Reputation: 63
I am working on a problem where I have run into a slight delay. I am working with directed graphs and trying to determine if within a certain input, if the route to get there exists. Now my issue is that I have to enter the input in one string, but it has to be parsed the way it is to pull out important information. For example:
you have a problem instance of where G is a directed graph with a path from s to t (nodes)
And my input string would be: (1,2,3,4,5),((1,2),(1,3),(2,3),(2,4),(3,2),(3,5),(4,3),(5,2)),1,5
The first set of parentheses represents the nodes, the second set represents the make up of the graph and routes, where as the number 1 would represent s and 5 would represent t (last two numbers at the end).
I have to implement a program to determine whether or not the path exists. The problem lies with the parsing though. I need to extract the list of nodes (first parentheses), list of edges (second set), the starting node(1) and ending node(5).
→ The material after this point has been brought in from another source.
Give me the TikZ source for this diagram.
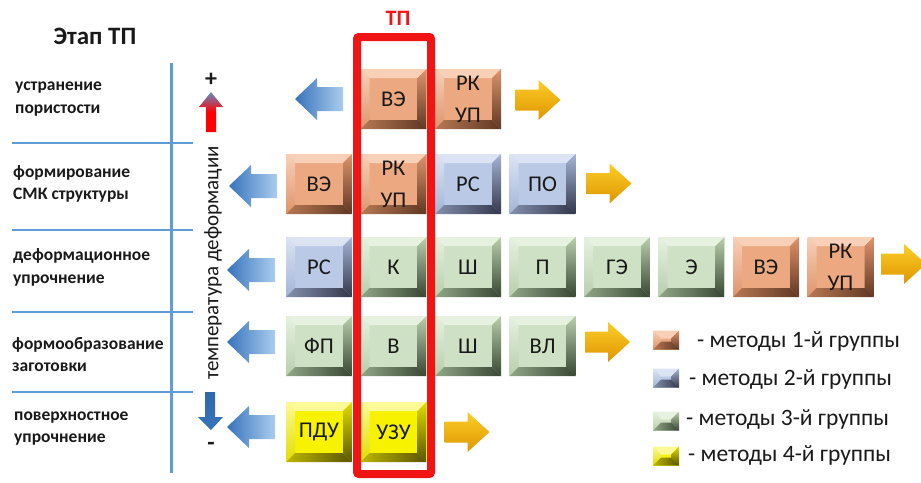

Can anyone offer me some insight on how to parse these and break them up in such a way where I can extract and print out these? I am not looking for a full out written working program by any means, just clarification and maybe code snippets to point me in the right direction. Any help would be greatly appreciated.
Upvotes: 1
Views: 998
Reputation: 812
If we assume the input would strictly follow the format you provided, then this is simply a parsing problem. Here is how you get the three big blocks (vertices, edges and st).
String input=" (1,2,3,4,5),((1,2),(1,3),(2,3),(2,4),(3,2),(3,5),(4,3),(5,2)),1,5";
String nodes=input.substring(0, input.indexOf("((")-1).trim();
String edges=input.substring(input.indexOf("((")+1, input.indexOf("))")+1).trim();
String st=input.substring(input.indexOf("))")+3).trim();
You can then parse every block alone and get its values. One thing: the list of edges is enough for defining the graph (you really do not need the first block).
EDIT:
You can simply initialize a boolean array visited[]
with size equal to the number of vertices. Initially, all vertices are not visited.